August 23rd, 1982
Right on schedule, the relationship with Joe begins to fall apart. 2 months and Bingo! An alarm goes off which means “Time’s Up”. We’ve not discussed the situation, but my growing frustration at not being more intrigued by him must have been conveyed. More and more I realize what a transparent personality I have. Yesterday, I was tense and aloof with him. He was very quiet. He went to an AA meeting with me and then we went to a movie. He spent the night. I’m an absolute iceberg. Not even an affectionate hug. This morning he was stonily silent. I left him at the subway and he was definitely not a happy man.
□ God! I’m so sick of how you annihilate the people who come into your life.
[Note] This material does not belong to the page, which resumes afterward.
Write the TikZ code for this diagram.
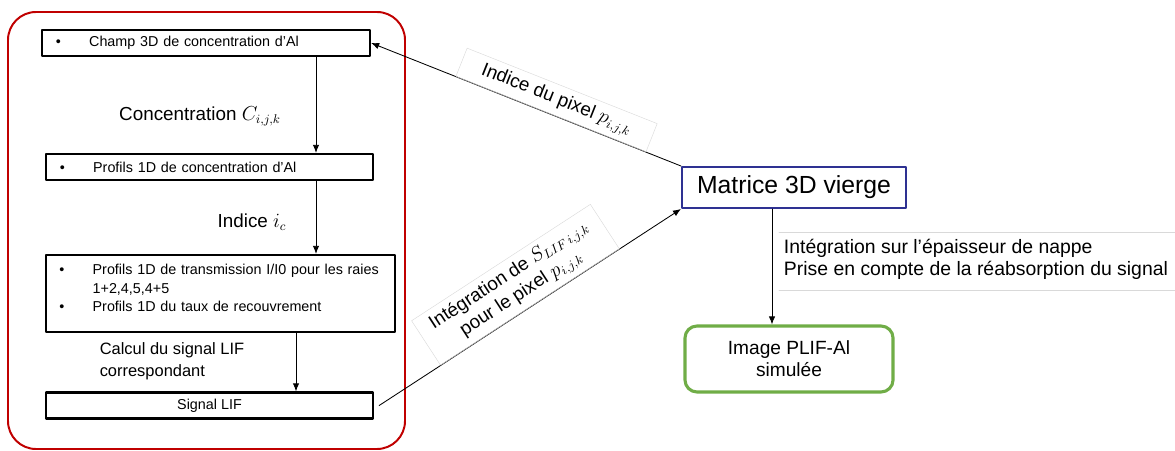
\documentclass[tikz,border=0pt]{standalone}
\usepackage{fontspec}
\setmainfont{Liberation Sans}
\usepackage{xcolor}
\usetikzlibrary{arrows.meta,positioning,calc}
\definecolor{cadrerouge}{HTML}{C00000}
\definecolor{bleumat}{HTML}{2E3192}
\definecolor{vertimg}{HTML}{70AD47}
\definecolor{grislabel}{HTML}{D9D9D9}
\newcommand{\puce}{\makebox[0.83cm][l]{\textbullet}}
\newcommand{\retrait}{\hspace*{0.83cm}}
\tikzset{
    every picture/.style={line cap=round,line join=round},
    etape/.style={draw=black,line width=1.6pt,minimum width=8.2cm,minimum height=0.65cm,
      inner xsep=0.35cm,inner ysep=1pt,font=\fontsize{10.2}{12.8}\selectfont},
    fleche/.style={-{Latex[length=2mm,width=1.6mm]},draw=black,line width=0.6pt},
    etiquette/.style={font=\fontsize{13.4}{16}\selectfont,align=center},
    boitegrise/.style={draw=grislabel,line width=0.3pt,inner xsep=0.55cm,inner ysep=4pt,
      font=\fontsize{13.4}{16}\selectfont,align=center}
}
\begin{document}
\begin{tikzpicture}[x=0.025cm,y=-0.025cm]
  \useasboundingbox (0,0) rectangle (1175,451);
  % cadre du modele
  \draw[cadrerouge,line width=1.4pt,rounded corners=0.7cm] (8,12) rectangle (405,449);
  % etapes du calcul
  \node[etape,text width=7.5cm,align=left] (champ) at (206,43) {\puce Champ 3D de concentration d'Al};
  \node[etape,minimum width=8.175cm,text width=7.475cm,align=left] (profils) at (209.5,167) {\puce Profils 1D de concentration d'Al};
  \node[etape,minimum width=8.725cm,minimum height=1.925cm,text width=8.05cm,align=left,inner xsep=0.3375cm] (transm) at (220.5,293.5)
    {\puce Profils 1D de transmission I/I0 pour les raies\\[1pt] \retrait 1+2,4,5,4+5\\ \puce Profils 1D du taux de recouvrement\\[-5pt] \mbox{}};
  \node[etape,minimum width=8.175cm] (signal) at (209.5,405.5) {Signal LIF};
  % matrice et image
  \node[draw=bleumat,line width=1.4pt,minimum width=5.6cm,minimum height=1.025cm,
    font=\fontsize{17.6}{20}\selectfont] (matrice) at (794,187.5) {Matrice 3D vierge};
  \node[draw=vertimg,line width=2.2pt,rounded corners=0.3cm,minimum width=5.2cm,minimum height=1.65cm,
    align=center,font=\fontsize{13.6}{15.6}\selectfont] (image) at (789,359) {Image PLIF-Al\\simulée};
  % fleches internes
  \coordinate (xa) at (316,0);
  \coordinate (xb) at (296,0);
  \coordinate (xc) at (772,0);
  \draw[fleche] (champ.south -| xa) -- (profils.north -| xa);
  \draw[fleche] (profils.south -| xa) -- (transm.north -| xa);
  \draw[fleche] (transm.south -| xb) -- (signal.north -| xb);
  \node[etiquette] (lconc) at (200,116) {Concentration $C_{i,j,k}$};
  \node[etiquette] (lind) at (252,222) {Indice $i_c$};
  \node[etiquette,align=left,font=\fontsize{11.7}{15.5}\selectfont] (lcalc) at (172,361) {Calcul du signal LIF\\correspondant};
  % echanges avec la matrice
  \draw[fleche] (matrice.north west) -- node[boitegrise,sloped,above,pos=0.42] (lpix)
    {Indice du pixel $p_{i,j,k}$} (champ.east);
  \draw[fleche] ($(signal.east)+(5,0)$) -- node[boitegrise,sloped,above,pos=0.5,inner xsep=0.35cm] (lsig)
    {Intégration de $S_{LIF\,i,j,k}$\\pour le pixel $p_{i,j,k}$} (matrice.south west);
  \draw[fleche] (matrice.south -| xc) -- (image.north -| xc);
  \node[etiquette,align=left,anchor=west,font=\fontsize{13.8}{15.6}\selectfont] (lint) at (779,259)
    {Intégration sur l'épaisseur de nappe\\Prise en compte de la réabsorption du signal};
  \draw[grislabel,line width=0.4pt] (lint.west |- 0,232) -- (1180,232);
  \draw[grislabel,line width=0.4pt] (lint.west |- 0,290) -- (1180,290);
\end{tikzpicture}
\end{document}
Joe is everything you say you’ve always wanted— that good ole boy— basic, unsophisticated— unpretentious. You treat him like a boob and—
□ □ Oh shut up! I treat him like a boob because he is a boob— and if you think for one minute, darling, that I’m going to saddle myself into a relationship with some goofus dishwasher YOU ARE CRAZY! I haven’t dragged us through the past decade, cross country from Springfield, Missouri to Greenwich Village to commit my life and my heart to some sad sack loser of a dishwasher!
<Silence>
Well, Miss Thing, you’re certainly having your way tonight, aren’t you?
This is the part of me that demands, relentlessly insits of romance and passion and glamour and excitement. This is the part of me that WILL NOT allow me to settle for less than my deepest fantasies.
This is the part of me that keeps me from having relationships. Nobody will ever really meet all these MGM movie epic requirements.
Look, this also does not erase the fact that Joe is a wonderful man! God what a pleasure to be with someone whose good humor and joy is so uncomplicated and genuine. And his true love for animals and his warmth and sincerity are rare and marvelous qualities.
I don’t see why you both can’t have your way.
You, Miss Polyana, can feel free to see Joe as often as you like— and to enjoy and celebrate all those qualities which you find so endearing— homemade dinners and television and kissing dogs.
And, you Miss Thing, have carte blanche to pursue your life of Passion and Glory to your heart’s delight— become a Broadway Star! Follow swarthy dark Arabs into dark alleys—
Both of you have full and complete permission to do whatever you want.
Late night phone call from Joe. I explain that in my romantic excitement at meeting him, I had neglected to pay attention to that part of me that needs more breathing space— more blank time. And that, we need to see less of each other. He doesn’t totally understand. And his feelings are hurt— but I haven’t lost him. Or me.
I’m so proud of myself for figuring this out. For listening to my voices and expressing my needs in a loving, healthy way.